A notification last week from China's General Administration of Quality Supervision, Inspection and Quarantine (AQSIQ) gave an approval to Indian seafood exporters looking to tap the country’s US$5.5bn seafood market.
Exports to China from India and another 30-odd countries were suspended after the quarantine authority introduced new, stricter regulations that made it harder for exporters to tap the market.
One of the major requirements of these new regulations was that consignments from seafood exporting countries be accompanied with inspection certificates. These certificates however had to adhere to the quarantine authority’s norms and were to be approved by it.

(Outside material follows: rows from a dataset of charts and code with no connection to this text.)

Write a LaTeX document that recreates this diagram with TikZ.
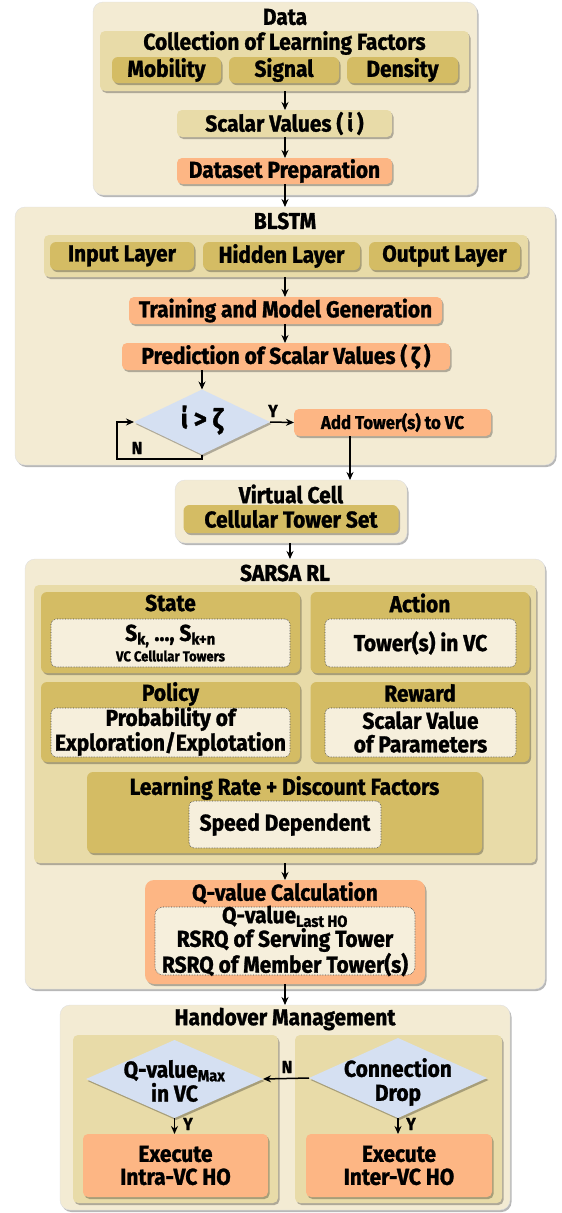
\documentclass[tikz,border=0pt]{standalone}
\usepackage{fontspec}
\setmainfont{Fira Sans}[FakeStretch=0.91,BoldFeatures={FakeBold=1.2}]
\usetikzlibrary{arrows.meta,shadows,shapes.geometric}
\definecolor{cCream}{HTML}{F3EBD3}
\definecolor{cLight}{HTML}{E8DBA8}
\definecolor{cGold}{HTML}{D4BC64}
\definecolor{cOrange}{HTML}{FDB684}
\definecolor{cBlue}{HTML}{D5E0F2}
\definecolor{cWhite}{HTML}{F6EFDC}
\tikzset{
  shade/.style={drop shadow={shadow xshift=1.5pt,shadow yshift=-2pt,fill=black,opacity=0.28}},
  outerbox/.style={shade,draw=black!12,fill=cCream,rounded corners=10pt,inner sep=0pt,outer sep=0pt},
  lightbox/.style={shade,fill=cLight,rounded corners=5pt,inner sep=0pt,outer sep=0pt},
  goldbox/.style={shade,fill=cGold,rounded corners=6pt,inner sep=0pt,outer sep=0pt},
  orangebox/.style={shade,fill=cOrange,rounded corners=5pt,inner sep=0pt,outer sep=0pt},
  dotbox/.style={fill=cWhite,draw=black!75,densely dotted,line width=0.6pt,rounded corners=5pt,inner sep=0pt,outer sep=0pt},
  decision/.style={shade,diamond,fill=cBlue,inner sep=0pt,outer sep=0pt},
  txt/.style={inner sep=0pt,align=center},
  lbl/.style={inner sep=0pt,font=\bfseries\fontsize{17.5}{19}\selectfont},
  arr/.style={-{Stealth[length=8pt,width=7pt]},line width=1.5pt},
}
\begin{document}
\begin{tikzpicture}[x=1pt,y=-1pt,font=\bfseries\fontsize{23}{24}\selectfont]
\useasboundingbox (0,0) rectangle (562,1213);
% ---------------- Data
\node[outerbox,minimum width=384pt,minimum height=193pt] (data) at (285,98.5) {};
\node[txt] (dataT) at (285,17) {Data};
\node[lightbox,minimum width=369pt,minimum height=60pt] (coll) at (284.5,61) {};
\node[txt] (collT) at (284.5,43) {Collection of Learning Factors};
\node[goldbox,minimum width=109pt,minimum height=26pt] (mob) at (166.5,70) {Mobility};
\node[goldbox,minimum width=110pt,minimum height=26pt] (sig) at (284,70) {Signal};
\node[goldbox,minimum width=111pt,minimum height=26pt] (den) at (402.5,70) {Density};
\node[lightbox,minimum width=215pt,minimum height=27pt] (scal) at (284.5,123.5) {Scalar Values (\,ί\,)};
\node[orangebox,minimum width=215pt,minimum height=26pt] (dset) at (284.5,171) {Dataset Preparation};
% ---------------- BLSTM
\node[outerbox,minimum width=540pt,minimum height=258pt] (blstm) at (285,336) {};
\node[txt] (blstmT) at (285,221) {BLSTM};
\node[lightbox,minimum width=484pt,minimum height=42pt] (layers) at (286,256) {};
\node[goldbox,minimum width=144pt,minimum height=28pt] (inl) at (122,256) {Input Layer};
\node[goldbox,minimum width=157pt,minimum height=28pt] (hidl) at (281.5,256) {Hidden Layer};
\node[goldbox,minimum width=151pt,minimum height=28pt] (outl) at (444.5,256) {Output Layer};
\node[orangebox,minimum width=313pt,minimum height=27pt] (train) at (285.5,310.5) {Training and Model Generation};
\node[orangebox,minimum width=328pt,minimum height=27pt] (pred) at (286,356.5) {Prediction of Scalar Values (\,ζ\,)};
\node[decision,minimum width=136pt,minimum height=65pt] (dia) at (202,422) {};
\node[txt,font=\bfseries\fontsize{27.5}{29}\selectfont] (diaT) at (202,420) {ί > ζ};
\node[orangebox,minimum width=197pt,minimum height=27pt,font=\bfseries\fontsize{18.5}{20}\selectfont] (add) at (392.5,422.5) {Add Tower(s) to VC};
\node[lbl] (yl1) at (273,411) {Y};
\node[lbl] (nl1) at (137,448) {N};
\coordinate (nb) at (117,459);
% ---------------- Virtual Cell
\node[outerbox,minimum width=232pt,minimum height=63pt] (vc) at (291,511.5) {};
\node[txt] (vcT) at (291,494) {Virtual Cell};
\node[goldbox,minimum width=215pt,minimum height=28pt] (cts) at (291,519) {Cellular Tower Set};
% ---------------- SARSA
\node[outerbox,minimum width=520pt,minimum height=430pt] (sarsa) at (285,774) {};
\node[txt] (sarsaT) at (285,573) {SARSA RL};
\node[lightbox,minimum width=502pt,minimum height=278pt] (rlin) at (285,724) {};
% state
\node[goldbox,minimum width=259pt,minimum height=81pt] (state) at (170.5,632.5) {};
\node[txt] (stateT) at (170.5,603) {State};
\node[dotbox,minimum width=239pt,minimum height=48pt] (stateB) at (170.5,643) {};
\node[txt] (stateS) at (170.5,636) {S\textsubscript{k,} ..., S\textsubscript{k+n}};
\node[txt,font=\bfseries\fontsize{14.3}{16}\selectfont] (stateV) at (170.5,656) {VC Cellular Towers};
% action
\node[goldbox,minimum width=219pt,minimum height=81pt] (action) at (420,632.5) {};
\node[txt] (actionT) at (420,603) {Action};
\node[dotbox,minimum width=191pt,minimum height=48pt] (actionB) at (420.5,643) {Tower(s) in VC};
% policy
\node[goldbox,minimum width=259pt,minimum height=80pt] (policy) at (170.5,722) {};
\node[txt] (policyT) at (170.5,694) {Policy};
\node[dotbox,minimum width=239pt,minimum height=49pt] (policyB) at (170.5,732.5) {};
\node[txt,font=\bfseries\fontsize{23}{23.5}\selectfont] (policyX) at (170.5,731.5) {Probability of\\Exploration/Explotation};
% reward
\node[goldbox,minimum width=219pt,minimum height=80pt] (reward) at (420,722) {};
\node[txt] (rewardT) at (420,693) {Reward};
\node[dotbox,minimum width=191pt,minimum height=49pt] (rewardB) at (420.5,732.5) {};
\node[txt,font=\bfseries\fontsize{23}{23.5}\selectfont] (rewardX) at (420.5,732) {Scalar Value\\of Parameters};
% learning rate
\node[goldbox,minimum width=395pt,minimum height=81pt] (lr) at (284.5,812.5) {};
\node[txt] (lrT) at (284.5,788) {Learning Rate + Discount Factors};
\node[dotbox,minimum width=192pt,minimum height=47pt] (speed) at (285,824.5) {Speed Dependent};
% q-value
\node[orangebox,rounded corners=9pt,minimum width=280pt,minimum height=104pt] (qv) at (285,932) {};
\node[txt] (qvT) at (285,893) {Q-value Calculation};
\node[dotbox,rounded corners=8pt,minimum width=260pt,minimum height=68pt] (qvB) at (285,941) {};
\node[txt,font=\bfseries\fontsize{23}{21.5}\selectfont] (qvX) at (285,941) {Q-value\textsubscript{Last HO}\\RSRQ of Serving Tower\\RSRQ of Member Tower(s)};
% ---------------- Handover
\node[outerbox,minimum width=450pt,minimum height=205pt] (hm) at (285,1107.5) {};
\node[txt] (hmT) at (285,1019) {Handover Management};
\node[lightbox,minimum width=205pt,minimum height=168pt] (hl) at (175.5,1119) {};
\node[lightbox,minimum width=207pt,minimum height=168pt] (hr) at (398.5,1119) {};
\node[decision,minimum width=177pt,minimum height=78pt] (qmax) at (174.5,1079) {};
\node[txt,font=\bfseries\fontsize{23}{24}\selectfont] (qmaxT) at (174.5,1081) {Q-value\textsubscript{Max}\\in VC};
\node[decision,minimum width=178pt,minimum height=80pt] (drop) at (398,1078) {};
\node[txt,font=\bfseries\fontsize{23}{24}\selectfont] (dropT) at (398,1082) {Connection\\Drop};
\node[orangebox,minimum width=185pt,minimum height=63pt] (intra) at (175.5,1165.5) {};
\node[txt,font=\bfseries\fontsize{23}{23}\selectfont] (intraT) at (175.5,1165.5) {Execute\\Intra-VC HO};
\node[orangebox,minimum width=186pt,minimum height=63pt] (inter) at (399,1165.5) {};
\node[txt,font=\bfseries\fontsize{23}{23}\selectfont] (interT) at (399,1165.5) {Execute\\Inter-VC HO};
\node[lbl] (nl2) at (287,1067) {N};
\node[lbl] (yl2) at (188,1124) {Y};
\node[lbl] (yl3) at (411,1124) {Y};
% ---------------- connectors
\draw[arr] (coll.south -| 285,0) -- (scal.north -| 285,0);
\draw[arr] (scal.south -| 285,0) -- (dset.north -| 285,0);
\draw[arr] (dset.south -| 285,0) -- (blstm.north -| 285,0);
\draw[arr] (layers.south -| 285,0) -- (train.north -| 285,0);
\draw[arr] (train.south -| 285,0) -- (pred.north -| 285,0);
\draw[arr] (pred.south -| dia.north) -- (dia.north);
\draw[arr] (dia.east) -- (add.west);
\draw[arr] (dia.south) |- (nb) |- (dia.west);
\draw[arr] (add.south -| 350,0) -- (vc.north -| 350,0);
\draw[arr] (vc.south -| 290,0) -- (sarsa.north -| 290,0);
\draw[arr] (rlin.south -| 285,0) -- (qv.north -| 285,0);
\draw[arr] (qv.south -| 285,0) -- (hm.north -| 285,0);
\draw[arr] (drop.west) -- (qmax.east);
\draw[arr] (qmax.south) -- (intra.north -| qmax.south);
\draw[arr] (drop.south) -- (inter.north -| drop.south);
\end{tikzpicture}
\end{document}
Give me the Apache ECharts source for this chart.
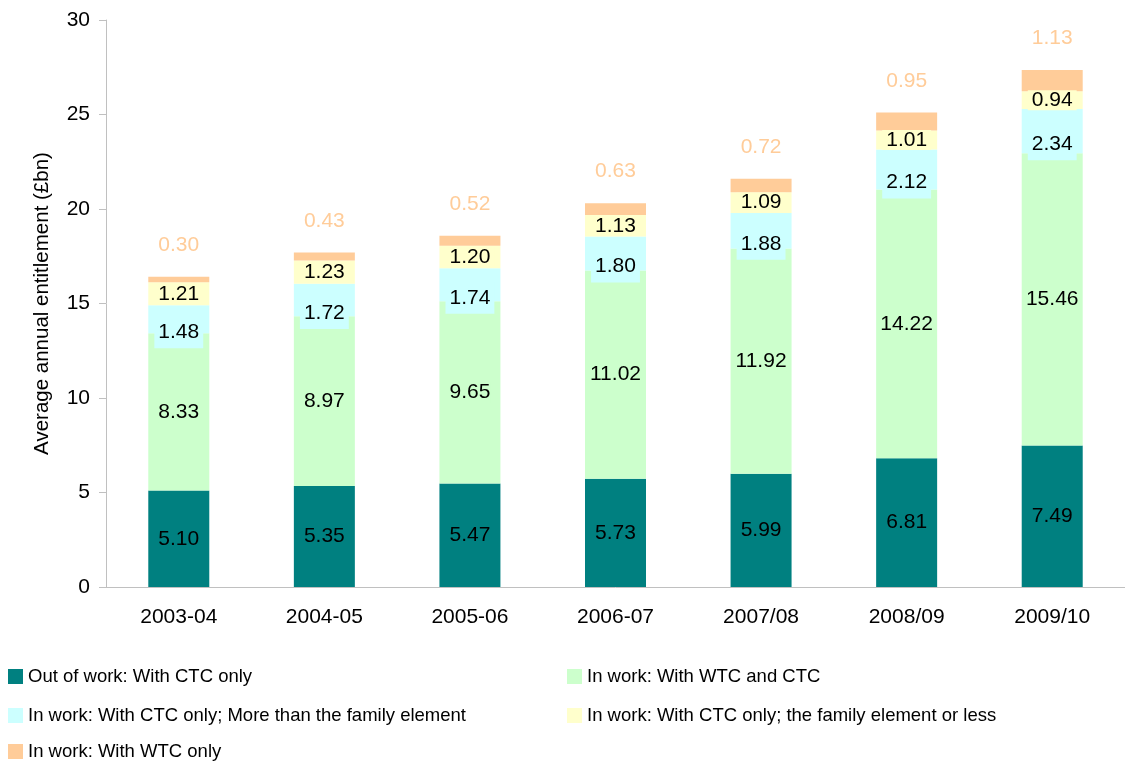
<!DOCTYPE html>
<html>
<head>
<meta charset="utf-8">
<title>Average annual entitlement</title>
<script src="https://cdn.jsdelivr.net/npm/echarts@6/dist/echarts.min.js"></script>
<style>
  html, body { margin: 0; padding: 0; background: #fff; }
  #chart { width: 1125px; height: 761px; }
</style>
</head>
<body>
<div id="chart"></div>
<script>
// categories (years)
var years = ['2003-04', '2004-05', '2005-06', '2006-07', '2007/08', '2008/09', '2009/10']
// stacked series, bottom to top
var outOfWork = [5.10, 5.35, 5.47, 5.73, 5.99, 6.81, 7.49]
var wtcAndCtc = [8.33, 8.97, 9.65, 11.02, 11.92, 14.22, 15.46]
var ctcMore = [1.48, 1.72, 1.74, 1.80, 1.88, 2.12, 2.34]
var ctcFamily = [1.21, 1.23, 1.20, 1.13, 1.09, 1.01, 0.94]
var wtcOnly = [0.30, 0.43, 0.52, 0.63, 0.72, 0.95, 1.13]
var yTicks = [0, 5, 10, 15, 20, 25, 30]

var names = [
  'Out of work: With CTC only',
  'In work: With WTC and CTC',
  'In work: With CTC only; More than the family element',
  'In work: With CTC only; the family element or less',
  'In work: With WTC only'
]
var colors = ['#008080', '#CCFFCC', '#CCFFFF', '#FFFFCC', '#FFCC99']
var values = [outOfWork, wtcAndCtc, ctcMore, ctcFamily, wtcOnly]

var FONT = '"Liberation Sans", Arial, sans-serif'

var myChart = echarts.init(document.getElementById('chart'))

function fmt (p) {
  return p.value.toFixed(2)
}

// label look per layer (the cyan labels sit a bit lower, boxed, like in the excel original)
var labelStyles = [
  { position: 'inside' },
  { position: 'inside' },
  { position: 'inside', offset: [0, 13], padding: [4, 4], lineHeight: 24 },
  { position: 'inside', padding: [0, 4], lineHeight: 20 },
  { position: 'top', distance: 21, color: '#FFCC99' }
]

var series = values.map(function (arr, i) {
  var lab = Object.assign({
    show: true,
    color: '#000',
    fontSize: 21,
    fontFamily: FONT,
    formatter: fmt
  }, labelStyles[i])
  if (i < 4) lab.backgroundColor = colors[i]
  return {
    name: names[i],
    type: 'bar',
    stack: 'total',
    barWidth: 61,
    itemStyle: { color: colors[i] },
    label: lab,
    data: arr
  }
})

// legend laid out in two columns like the original
var legendPos = [
  { left: 8, top: 667 },
  { left: 567, top: 667 },
  { left: 8, top: 706 },
  { left: 567, top: 706 },
  { left: 8, top: 742 }
]
var legends = names.map(function (n, i) {
  return {
    data: [n],
    left: legendPos[i].left,
    top: legendPos[i].top,
    padding: 0,
    itemWidth: 15,
    itemHeight: 15,
    icon: 'rect',
    selectedMode: false,
    textStyle: { fontSize: 18.5, color: '#000', fontFamily: FONT }
  }
})

myChart.setOption({
  animation: false,
  textStyle: { fontFamily: FONT },
  grid: { left: 106, right: -6, top: 20, bottom: 174 },
  legend: legends,
  xAxis: {
    type: 'category',
    data: years,
    axisLine: { lineStyle: { color: '#C0C0C0', width: 1 } },
    axisTick: { length: 7, lineStyle: { color: '#C0C0C0' } },
    axisLabel: { color: '#000', fontSize: 21, margin: 20, fontFamily: FONT }
  },
  yAxis: {
    type: 'value',
    min: yTicks[0],
    max: yTicks[yTicks.length - 1],
    interval: 5,
    name: 'Average annual entitlement (£bn)',
    nameLocation: 'middle',
    nameGap: 53,
    nameTextStyle: { fontSize: 20.5, color: '#000', fontFamily: FONT },
    axisLine: { show: true, lineStyle: { color: '#C0C0C0', width: 1 } },
    axisTick: { show: true, length: 7, lineStyle: { color: '#C0C0C0' } },
    axisLabel: { color: '#000', fontSize: 21, margin: 16, fontFamily: FONT },
    splitLine: { show: false }
  },
  series: series
})
</script>
</body>
</html>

These regulations were introduced after repeated safety scandals in the country and concerns regarding seafood from the Western Pacific and South China Sea region after the nuclear incident in Fukushima, Japan.
On contacting, the Agricultural and Processed Food Products Export Development Authority (APEDA) said in a statement that the Chinese market was important for the Indian seafood sector and this approval was welcome.
According to APEDA data, India was a major exporter of seafood to the fast-growing China market, sending US$149mn worth of seafood to its northern neighbor in 2011. This was however significantly lower than the 2011 figure of US$156 million in 2010, much before the new AQSIQ regulations came into force.
But exports were booming elsewhere for India because of the Fukushima scares in South East Asia and the rising dollar. Data from the Department of Animal Husbandry, Dairying & Fisheries (DADF), showed marine product exports are estimated to have reached US$3.42bn, up 20% from the year before. 201112. .
A spokesperson for the Ministry of Agriculture, under which the department functions, had said earlier that the rise in export earnings was due to the good demand from South East Asian countries.
“There have been concerns with the fisheries sector in South East Asia after Fukushima. It is not hard to see that importers in target markets have perhaps altered their balance of sources,” he said.
According to the DADF, India's marine exports include black tiger shrimp, fresh water prawn shrimp, frozen versatile fish, frozen skipjack and frozen squid.
The marine and fish industry in India will growth at annual rate of 7% over the next four years to 2015, according to a study by the Associated Chambers of Commerce and Industry of India (ASSOCHAM).
The industry is currently worth US$10.4bn, with the processed seafood segment accounting for US$1.6bn, or about 15%. Fish production in India is likely to cross 12m tonnes by 2015 from the current level of about 9.3m tonnes, of which captured fish accounts for about 65%, while aquaculture accounts for 30%.